Dataset content –

================================

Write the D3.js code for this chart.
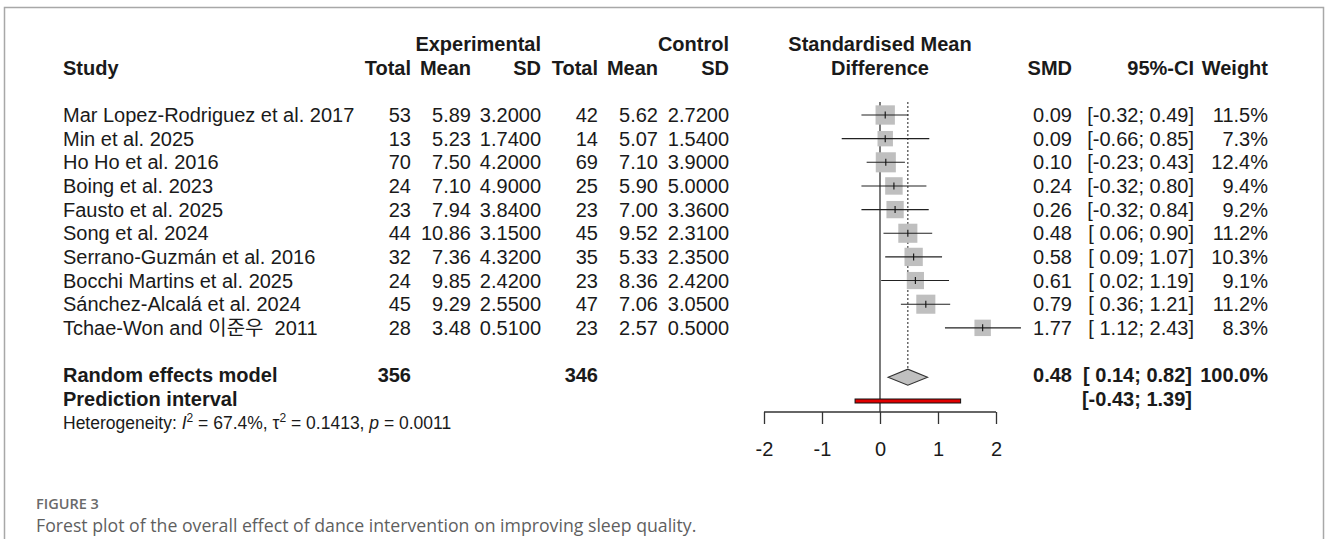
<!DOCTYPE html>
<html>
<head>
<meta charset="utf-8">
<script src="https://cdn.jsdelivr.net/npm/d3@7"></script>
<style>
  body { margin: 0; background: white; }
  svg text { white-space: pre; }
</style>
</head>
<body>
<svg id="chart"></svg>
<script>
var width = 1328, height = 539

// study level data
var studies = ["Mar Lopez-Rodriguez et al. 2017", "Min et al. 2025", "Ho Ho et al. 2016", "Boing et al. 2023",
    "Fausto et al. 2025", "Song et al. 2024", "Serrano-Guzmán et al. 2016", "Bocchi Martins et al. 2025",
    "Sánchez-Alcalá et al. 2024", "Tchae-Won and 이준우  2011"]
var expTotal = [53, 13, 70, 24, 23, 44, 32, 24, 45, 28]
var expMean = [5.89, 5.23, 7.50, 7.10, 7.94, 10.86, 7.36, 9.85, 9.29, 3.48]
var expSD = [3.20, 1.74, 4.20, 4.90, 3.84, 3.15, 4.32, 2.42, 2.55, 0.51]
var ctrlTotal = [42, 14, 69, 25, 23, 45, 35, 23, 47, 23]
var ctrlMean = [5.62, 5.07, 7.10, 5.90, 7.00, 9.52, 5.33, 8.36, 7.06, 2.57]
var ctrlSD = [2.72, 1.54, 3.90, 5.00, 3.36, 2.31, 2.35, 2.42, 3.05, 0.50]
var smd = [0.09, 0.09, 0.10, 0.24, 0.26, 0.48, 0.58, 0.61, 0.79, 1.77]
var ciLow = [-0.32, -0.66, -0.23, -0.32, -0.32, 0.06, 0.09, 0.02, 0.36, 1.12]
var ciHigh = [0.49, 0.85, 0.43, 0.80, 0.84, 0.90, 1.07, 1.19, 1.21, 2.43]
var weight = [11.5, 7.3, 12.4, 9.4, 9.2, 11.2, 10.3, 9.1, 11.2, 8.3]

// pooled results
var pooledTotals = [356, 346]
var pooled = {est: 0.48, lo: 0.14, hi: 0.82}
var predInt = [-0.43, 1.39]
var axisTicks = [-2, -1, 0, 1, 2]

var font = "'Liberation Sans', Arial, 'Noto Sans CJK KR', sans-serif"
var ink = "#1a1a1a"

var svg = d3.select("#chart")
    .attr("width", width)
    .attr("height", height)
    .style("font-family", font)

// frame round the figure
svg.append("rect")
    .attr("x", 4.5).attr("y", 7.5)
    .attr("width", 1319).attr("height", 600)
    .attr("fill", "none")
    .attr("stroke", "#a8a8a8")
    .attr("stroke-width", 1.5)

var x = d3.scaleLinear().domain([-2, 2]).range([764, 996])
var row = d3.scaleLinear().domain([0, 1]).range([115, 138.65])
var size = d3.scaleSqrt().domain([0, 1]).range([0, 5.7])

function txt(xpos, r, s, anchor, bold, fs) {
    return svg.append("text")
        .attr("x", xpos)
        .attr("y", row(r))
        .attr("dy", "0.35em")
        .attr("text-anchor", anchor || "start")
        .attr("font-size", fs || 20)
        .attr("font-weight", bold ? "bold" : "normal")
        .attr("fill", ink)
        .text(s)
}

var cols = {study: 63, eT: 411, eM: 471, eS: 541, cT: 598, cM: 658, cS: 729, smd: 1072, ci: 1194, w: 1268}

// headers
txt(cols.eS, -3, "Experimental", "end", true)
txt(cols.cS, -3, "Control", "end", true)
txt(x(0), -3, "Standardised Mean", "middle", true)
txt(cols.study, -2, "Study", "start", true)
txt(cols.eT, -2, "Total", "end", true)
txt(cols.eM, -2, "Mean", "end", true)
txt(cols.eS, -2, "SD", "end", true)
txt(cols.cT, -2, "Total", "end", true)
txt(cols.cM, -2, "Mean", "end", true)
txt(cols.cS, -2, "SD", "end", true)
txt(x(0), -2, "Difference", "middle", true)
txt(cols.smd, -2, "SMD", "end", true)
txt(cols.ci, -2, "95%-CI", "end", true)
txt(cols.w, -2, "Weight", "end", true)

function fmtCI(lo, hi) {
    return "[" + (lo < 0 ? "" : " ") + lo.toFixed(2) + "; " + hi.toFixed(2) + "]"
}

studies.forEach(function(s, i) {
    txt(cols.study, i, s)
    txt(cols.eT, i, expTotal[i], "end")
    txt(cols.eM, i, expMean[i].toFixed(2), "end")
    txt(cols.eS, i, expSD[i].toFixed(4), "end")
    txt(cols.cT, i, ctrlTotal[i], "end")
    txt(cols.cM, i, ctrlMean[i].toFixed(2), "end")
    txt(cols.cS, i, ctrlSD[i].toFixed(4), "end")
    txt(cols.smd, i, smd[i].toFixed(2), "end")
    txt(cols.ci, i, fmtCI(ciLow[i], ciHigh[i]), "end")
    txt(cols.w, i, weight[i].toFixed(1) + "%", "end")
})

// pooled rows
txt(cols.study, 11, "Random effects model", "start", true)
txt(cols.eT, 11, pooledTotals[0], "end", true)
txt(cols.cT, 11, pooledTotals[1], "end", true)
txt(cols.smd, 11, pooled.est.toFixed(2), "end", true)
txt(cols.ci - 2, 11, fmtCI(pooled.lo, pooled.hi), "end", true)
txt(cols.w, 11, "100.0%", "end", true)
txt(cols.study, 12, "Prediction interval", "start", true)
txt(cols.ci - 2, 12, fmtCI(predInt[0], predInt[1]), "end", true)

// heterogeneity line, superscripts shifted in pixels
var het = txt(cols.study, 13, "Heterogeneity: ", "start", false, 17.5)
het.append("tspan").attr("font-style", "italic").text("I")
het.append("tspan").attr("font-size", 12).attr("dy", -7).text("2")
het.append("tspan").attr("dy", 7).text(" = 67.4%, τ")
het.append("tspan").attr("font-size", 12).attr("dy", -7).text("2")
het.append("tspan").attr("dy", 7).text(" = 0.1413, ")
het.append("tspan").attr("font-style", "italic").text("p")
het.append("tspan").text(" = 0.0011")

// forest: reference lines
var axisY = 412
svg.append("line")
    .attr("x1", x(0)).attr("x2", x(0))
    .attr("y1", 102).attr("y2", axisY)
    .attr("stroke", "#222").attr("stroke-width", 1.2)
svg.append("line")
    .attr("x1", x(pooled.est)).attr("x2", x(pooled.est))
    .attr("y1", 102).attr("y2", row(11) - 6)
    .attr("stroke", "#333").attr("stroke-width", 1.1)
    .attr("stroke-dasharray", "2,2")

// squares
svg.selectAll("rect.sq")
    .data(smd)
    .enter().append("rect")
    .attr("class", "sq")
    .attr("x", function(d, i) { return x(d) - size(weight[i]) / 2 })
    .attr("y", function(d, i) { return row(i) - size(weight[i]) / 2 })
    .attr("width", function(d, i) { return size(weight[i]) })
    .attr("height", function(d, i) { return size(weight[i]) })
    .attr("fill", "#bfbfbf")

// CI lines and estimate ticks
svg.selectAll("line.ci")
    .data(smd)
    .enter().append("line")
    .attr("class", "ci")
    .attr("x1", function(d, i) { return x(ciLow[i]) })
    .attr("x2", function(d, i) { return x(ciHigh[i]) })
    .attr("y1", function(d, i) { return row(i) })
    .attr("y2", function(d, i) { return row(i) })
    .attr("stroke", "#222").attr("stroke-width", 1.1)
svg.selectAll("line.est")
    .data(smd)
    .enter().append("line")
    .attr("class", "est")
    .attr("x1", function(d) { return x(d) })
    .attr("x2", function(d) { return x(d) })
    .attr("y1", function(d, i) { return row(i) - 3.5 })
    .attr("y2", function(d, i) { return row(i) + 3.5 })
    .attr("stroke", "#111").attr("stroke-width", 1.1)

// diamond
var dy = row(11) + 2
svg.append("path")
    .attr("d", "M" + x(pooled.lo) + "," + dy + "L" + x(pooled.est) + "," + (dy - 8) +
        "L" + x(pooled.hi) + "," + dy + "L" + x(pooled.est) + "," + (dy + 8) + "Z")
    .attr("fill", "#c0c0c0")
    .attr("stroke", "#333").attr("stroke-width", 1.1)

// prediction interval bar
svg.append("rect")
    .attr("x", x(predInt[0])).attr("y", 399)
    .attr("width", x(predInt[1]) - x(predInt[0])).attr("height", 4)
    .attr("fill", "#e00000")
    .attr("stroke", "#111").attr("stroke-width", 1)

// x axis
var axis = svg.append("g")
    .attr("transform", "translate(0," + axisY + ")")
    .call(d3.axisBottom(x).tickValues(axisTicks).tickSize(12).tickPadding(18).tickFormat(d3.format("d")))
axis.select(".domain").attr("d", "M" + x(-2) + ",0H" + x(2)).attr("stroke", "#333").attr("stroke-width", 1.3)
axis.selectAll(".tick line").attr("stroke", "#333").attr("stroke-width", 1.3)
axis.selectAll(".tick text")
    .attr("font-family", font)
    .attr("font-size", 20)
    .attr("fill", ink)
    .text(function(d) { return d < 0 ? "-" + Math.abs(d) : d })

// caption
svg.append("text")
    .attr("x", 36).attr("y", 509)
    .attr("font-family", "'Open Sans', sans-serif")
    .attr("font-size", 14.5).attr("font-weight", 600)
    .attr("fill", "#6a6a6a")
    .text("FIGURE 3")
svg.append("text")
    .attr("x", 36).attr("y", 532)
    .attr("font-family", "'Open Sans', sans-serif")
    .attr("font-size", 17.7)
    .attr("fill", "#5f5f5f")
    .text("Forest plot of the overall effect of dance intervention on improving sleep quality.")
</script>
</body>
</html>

================================

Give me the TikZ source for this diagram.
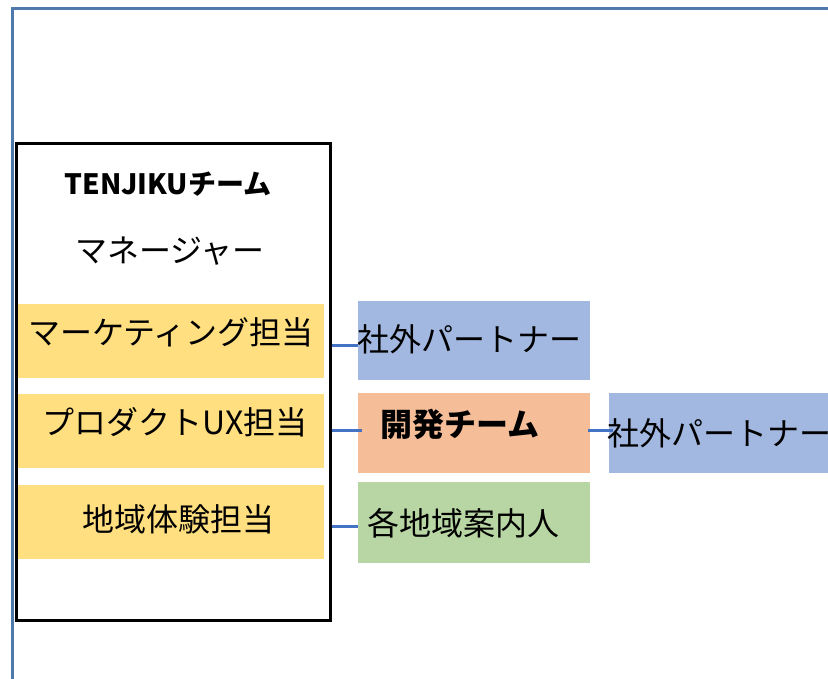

================================

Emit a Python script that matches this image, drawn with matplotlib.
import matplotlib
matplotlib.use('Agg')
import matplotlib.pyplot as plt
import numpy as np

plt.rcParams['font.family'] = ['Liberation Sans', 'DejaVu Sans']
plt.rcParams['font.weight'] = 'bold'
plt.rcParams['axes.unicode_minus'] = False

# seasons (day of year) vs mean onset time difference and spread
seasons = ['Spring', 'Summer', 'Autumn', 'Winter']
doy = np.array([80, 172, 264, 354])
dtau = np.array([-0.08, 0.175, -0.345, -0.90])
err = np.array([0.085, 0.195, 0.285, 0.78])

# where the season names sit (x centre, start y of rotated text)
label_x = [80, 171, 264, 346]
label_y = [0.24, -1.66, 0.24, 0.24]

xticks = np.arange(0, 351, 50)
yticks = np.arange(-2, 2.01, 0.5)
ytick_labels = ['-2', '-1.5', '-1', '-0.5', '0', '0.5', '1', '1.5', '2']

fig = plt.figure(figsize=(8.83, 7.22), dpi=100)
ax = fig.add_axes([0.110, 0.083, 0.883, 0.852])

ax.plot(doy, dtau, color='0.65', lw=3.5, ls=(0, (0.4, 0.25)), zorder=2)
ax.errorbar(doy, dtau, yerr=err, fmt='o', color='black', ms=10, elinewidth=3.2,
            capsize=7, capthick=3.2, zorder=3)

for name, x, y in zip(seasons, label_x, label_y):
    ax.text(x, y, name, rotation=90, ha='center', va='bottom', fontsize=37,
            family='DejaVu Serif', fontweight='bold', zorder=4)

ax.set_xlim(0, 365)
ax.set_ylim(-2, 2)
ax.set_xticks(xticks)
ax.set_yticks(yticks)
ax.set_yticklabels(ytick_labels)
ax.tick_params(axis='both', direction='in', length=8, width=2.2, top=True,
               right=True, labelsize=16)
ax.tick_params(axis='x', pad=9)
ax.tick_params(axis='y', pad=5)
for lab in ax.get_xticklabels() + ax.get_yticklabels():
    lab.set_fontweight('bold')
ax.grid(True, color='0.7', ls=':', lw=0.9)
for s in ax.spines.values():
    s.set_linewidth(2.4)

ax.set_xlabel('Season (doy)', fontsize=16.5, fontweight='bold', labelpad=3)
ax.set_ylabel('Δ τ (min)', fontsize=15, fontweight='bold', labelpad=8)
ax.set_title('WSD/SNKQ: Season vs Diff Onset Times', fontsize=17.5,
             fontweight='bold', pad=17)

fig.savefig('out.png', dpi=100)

================================

Given task – The lines above from the one containing "Emit a Python" through the one containing "ax = fig.add_axes([0.110, 0.083, 0.883, 0.852])" are to be set down exactly, and no others.

Solution to this task –
Emit a Python script that matches this image, drawn with matplotlib.
import matplotlib
matplotlib.use('Agg')
import matplotlib.pyplot as plt
import numpy as np

plt.rcParams['font.family'] = ['Liberation Sans', 'DejaVu Sans']
plt.rcParams['font.weight'] = 'bold'
plt.rcParams['axes.unicode_minus'] = False

# seasons (day of year) vs mean onset time difference and spread
seasons = ['Spring', 'Summer', 'Autumn', 'Winter']
doy = np.array([80, 172, 264, 354])
dtau = np.array([-0.08, 0.175, -0.345, -0.90])
err = np.array([0.085, 0.195, 0.285, 0.78])

# where the season names sit (x centre, start y of rotated text)
label_x = [80, 171, 264, 346]
label_y = [0.24, -1.66, 0.24, 0.24]

xticks = np.arange(0, 351, 50)
yticks = np.arange(-2, 2.01, 0.5)
ytick_labels = ['-2', '-1.5', '-1', '-0.5', '0', '0.5', '1', '1.5', '2']

fig = plt.figure(figsize=(8.83, 7.22), dpi=100)
ax = fig.add_axes([0.110, 0.083, 0.883, 0.852])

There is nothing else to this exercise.